▶ DATA PROVIDED
══════════
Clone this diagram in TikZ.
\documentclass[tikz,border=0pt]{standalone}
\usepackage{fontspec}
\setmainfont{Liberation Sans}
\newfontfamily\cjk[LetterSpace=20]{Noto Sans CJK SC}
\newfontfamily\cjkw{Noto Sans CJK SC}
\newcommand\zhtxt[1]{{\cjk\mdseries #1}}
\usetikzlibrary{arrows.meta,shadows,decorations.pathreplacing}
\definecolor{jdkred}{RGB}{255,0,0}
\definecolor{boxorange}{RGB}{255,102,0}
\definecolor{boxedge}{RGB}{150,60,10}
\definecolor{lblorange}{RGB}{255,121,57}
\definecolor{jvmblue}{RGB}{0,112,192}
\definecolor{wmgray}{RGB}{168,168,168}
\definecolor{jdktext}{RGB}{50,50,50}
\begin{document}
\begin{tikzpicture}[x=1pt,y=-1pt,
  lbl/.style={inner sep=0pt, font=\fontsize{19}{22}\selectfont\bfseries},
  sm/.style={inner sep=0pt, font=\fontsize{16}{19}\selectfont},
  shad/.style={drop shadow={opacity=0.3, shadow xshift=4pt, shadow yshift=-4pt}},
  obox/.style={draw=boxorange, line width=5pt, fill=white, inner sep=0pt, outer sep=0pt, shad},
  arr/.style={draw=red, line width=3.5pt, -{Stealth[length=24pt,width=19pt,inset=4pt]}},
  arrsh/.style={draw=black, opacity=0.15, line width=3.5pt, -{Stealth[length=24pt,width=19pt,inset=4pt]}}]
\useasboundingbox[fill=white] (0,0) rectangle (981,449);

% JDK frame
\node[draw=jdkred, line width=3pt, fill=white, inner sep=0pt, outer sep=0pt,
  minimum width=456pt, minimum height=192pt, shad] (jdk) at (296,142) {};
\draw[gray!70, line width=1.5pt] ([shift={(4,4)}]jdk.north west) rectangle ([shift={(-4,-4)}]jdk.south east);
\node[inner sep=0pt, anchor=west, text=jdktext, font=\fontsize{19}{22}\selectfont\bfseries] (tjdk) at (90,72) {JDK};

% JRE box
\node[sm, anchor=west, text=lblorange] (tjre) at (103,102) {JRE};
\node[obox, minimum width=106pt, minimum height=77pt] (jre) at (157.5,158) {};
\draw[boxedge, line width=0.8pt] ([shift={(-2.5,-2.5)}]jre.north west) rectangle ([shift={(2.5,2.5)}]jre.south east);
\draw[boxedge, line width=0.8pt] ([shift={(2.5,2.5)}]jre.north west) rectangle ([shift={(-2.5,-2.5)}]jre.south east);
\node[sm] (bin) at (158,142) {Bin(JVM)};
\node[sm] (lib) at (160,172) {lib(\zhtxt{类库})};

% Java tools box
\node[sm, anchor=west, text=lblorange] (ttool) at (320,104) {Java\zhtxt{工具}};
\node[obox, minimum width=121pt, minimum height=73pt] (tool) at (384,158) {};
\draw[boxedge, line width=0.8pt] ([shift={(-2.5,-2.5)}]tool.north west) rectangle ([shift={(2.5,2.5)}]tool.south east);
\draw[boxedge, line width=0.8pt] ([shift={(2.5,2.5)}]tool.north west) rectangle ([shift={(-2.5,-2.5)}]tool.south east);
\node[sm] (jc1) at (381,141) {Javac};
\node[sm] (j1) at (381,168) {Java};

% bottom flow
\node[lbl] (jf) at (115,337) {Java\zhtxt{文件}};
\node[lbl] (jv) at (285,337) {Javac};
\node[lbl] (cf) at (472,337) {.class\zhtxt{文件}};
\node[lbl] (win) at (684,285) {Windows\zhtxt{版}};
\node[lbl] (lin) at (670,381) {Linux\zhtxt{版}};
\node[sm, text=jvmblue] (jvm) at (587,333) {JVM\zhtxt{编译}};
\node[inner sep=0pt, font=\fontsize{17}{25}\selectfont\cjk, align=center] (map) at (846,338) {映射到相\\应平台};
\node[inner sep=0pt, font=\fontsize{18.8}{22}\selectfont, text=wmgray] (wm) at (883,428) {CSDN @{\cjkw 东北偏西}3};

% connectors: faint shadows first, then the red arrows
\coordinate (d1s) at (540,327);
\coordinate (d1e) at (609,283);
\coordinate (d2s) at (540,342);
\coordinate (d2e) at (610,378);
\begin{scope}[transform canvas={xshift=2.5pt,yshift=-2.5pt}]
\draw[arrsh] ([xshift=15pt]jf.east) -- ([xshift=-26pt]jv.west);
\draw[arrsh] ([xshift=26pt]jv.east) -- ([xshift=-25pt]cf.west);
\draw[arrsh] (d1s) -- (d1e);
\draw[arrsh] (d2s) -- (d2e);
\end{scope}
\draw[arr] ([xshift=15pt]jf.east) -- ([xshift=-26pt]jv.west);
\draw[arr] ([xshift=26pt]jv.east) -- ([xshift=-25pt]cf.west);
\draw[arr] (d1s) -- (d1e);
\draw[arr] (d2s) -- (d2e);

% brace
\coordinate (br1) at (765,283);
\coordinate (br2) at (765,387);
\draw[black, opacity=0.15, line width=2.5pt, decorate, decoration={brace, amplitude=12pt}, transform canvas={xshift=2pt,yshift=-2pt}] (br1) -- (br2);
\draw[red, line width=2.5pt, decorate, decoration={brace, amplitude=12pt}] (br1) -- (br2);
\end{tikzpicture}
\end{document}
══════════
▶ EXERCISE
Reproduce the data, keeping every line exactly the same.

▶ OUTPUT
Clone this diagram in TikZ.
\documentclass[tikz,border=0pt]{standalone}
\usepackage{fontspec}
\setmainfont{Liberation Sans}
\newfontfamily\cjk[LetterSpace=20]{Noto Sans CJK SC}
\newfontfamily\cjkw{Noto Sans CJK SC}
\newcommand\zhtxt[1]{{\cjk\mdseries #1}}
\usetikzlibrary{arrows.meta,shadows,decorations.pathreplacing}
\definecolor{jdkred}{RGB}{255,0,0}
\definecolor{boxorange}{RGB}{255,102,0}
\definecolor{boxedge}{RGB}{150,60,10}
\definecolor{lblorange}{RGB}{255,121,57}
\definecolor{jvmblue}{RGB}{0,112,192}
\definecolor{wmgray}{RGB}{168,168,168}
\definecolor{jdktext}{RGB}{50,50,50}
\begin{document}
\begin{tikzpicture}[x=1pt,y=-1pt,
  lbl/.style={inner sep=0pt, font=\fontsize{19}{22}\selectfont\bfseries},
  sm/.style={inner sep=0pt, font=\fontsize{16}{19}\selectfont},
  shad/.style={drop shadow={opacity=0.3, shadow xshift=4pt, shadow yshift=-4pt}},
  obox/.style={draw=boxorange, line width=5pt, fill=white, inner sep=0pt, outer sep=0pt, shad},
  arr/.style={draw=red, line width=3.5pt, -{Stealth[length=24pt,width=19pt,inset=4pt]}},
  arrsh/.style={draw=black, opacity=0.15, line width=3.5pt, -{Stealth[length=24pt,width=19pt,inset=4pt]}}]
\useasboundingbox[fill=white] (0,0) rectangle (981,449);

% JDK frame
\node[draw=jdkred, line width=3pt, fill=white, inner sep=0pt, outer sep=0pt,
  minimum width=456pt, minimum height=192pt, shad] (jdk) at (296,142) {};
\draw[gray!70, line width=1.5pt] ([shift={(4,4)}]jdk.north west) rectangle ([shift={(-4,-4)}]jdk.south east);
\node[inner sep=0pt, anchor=west, text=jdktext, font=\fontsize{19}{22}\selectfont\bfseries] (tjdk) at (90,72) {JDK};

% JRE box
\node[sm, anchor=west, text=lblorange] (tjre) at (103,102) {JRE};
\node[obox, minimum width=106pt, minimum height=77pt] (jre) at (157.5,158) {};
\draw[boxedge, line width=0.8pt] ([shift={(-2.5,-2.5)}]jre.north west) rectangle ([shift={(2.5,2.5)}]jre.south east);
\draw[boxedge, line width=0.8pt] ([shift={(2.5,2.5)}]jre.north west) rectangle ([shift={(-2.5,-2.5)}]jre.south east);
\node[sm] (bin) at (158,142) {Bin(JVM)};
\node[sm] (lib) at (160,172) {lib(\zhtxt{类库})};

% Java tools box
\node[sm, anchor=west, text=lblorange] (ttool) at (320,104) {Java\zhtxt{工具}};
\node[obox, minimum width=121pt, minimum height=73pt] (tool) at (384,158) {};
\draw[boxedge, line width=0.8pt] ([shift={(-2.5,-2.5)}]tool.north west) rectangle ([shift={(2.5,2.5)}]tool.south east);
\draw[boxedge, line width=0.8pt] ([shift={(2.5,2.5)}]tool.north west) rectangle ([shift={(-2.5,-2.5)}]tool.south east);
\node[sm] (jc1) at (381,141) {Javac};
\node[sm] (j1) at (381,168) {Java};

% bottom flow
\node[lbl] (jf) at (115,337) {Java\zhtxt{文件}};
\node[lbl] (jv) at (285,337) {Javac};
\node[lbl] (cf) at (472,337) {.class\zhtxt{文件}};
\node[lbl] (win) at (684,285) {Windows\zhtxt{版}};
\node[lbl] (lin) at (670,381) {Linux\zhtxt{版}};
\node[sm, text=jvmblue] (jvm) at (587,333) {JVM\zhtxt{编译}};
\node[inner sep=0pt, font=\fontsize{17}{25}\selectfont\cjk, align=center] (map) at (846,338) {映射到相\\应平台};
\node[inner sep=0pt, font=\fontsize{18.8}{22}\selectfont, text=wmgray] (wm) at (883,428) {CSDN @{\cjkw 东北偏西}3};

% connectors: faint shadows first, then the red arrows
\coordinate (d1s) at (540,327);
\coordinate (d1e) at (609,283);
\coordinate (d2s) at (540,342);
\coordinate (d2e) at (610,378);
\begin{scope}[transform canvas={xshift=2.5pt,yshift=-2.5pt}]
\draw[arrsh] ([xshift=15pt]jf.east) -- ([xshift=-26pt]jv.west);
\draw[arrsh] ([xshift=26pt]jv.east) -- ([xshift=-25pt]cf.west);
\draw[arrsh] (d1s) -- (d1e);
\draw[arrsh] (d2s) -- (d2e);
\end{scope}
\draw[arr] ([xshift=15pt]jf.east) -- ([xshift=-26pt]jv.west);
\draw[arr] ([xshift=26pt]jv.east) -- ([xshift=-25pt]cf.west);
\draw[arr] (d1s) -- (d1e);
\draw[arr] (d2s) -- (d2e);

% brace
\coordinate (br1) at (765,283);
\coordinate (br2) at (765,387);
\draw[black, opacity=0.15, line width=2.5pt, decorate, decoration={brace, amplitude=12pt}, transform canvas={xshift=2pt,yshift=-2pt}] (br1) -- (br2);
\draw[red, line width=2.5pt, decorate, decoration={brace, amplitude=12pt}] (br1) -- (br2);
\end{tikzpicture}
\end{document}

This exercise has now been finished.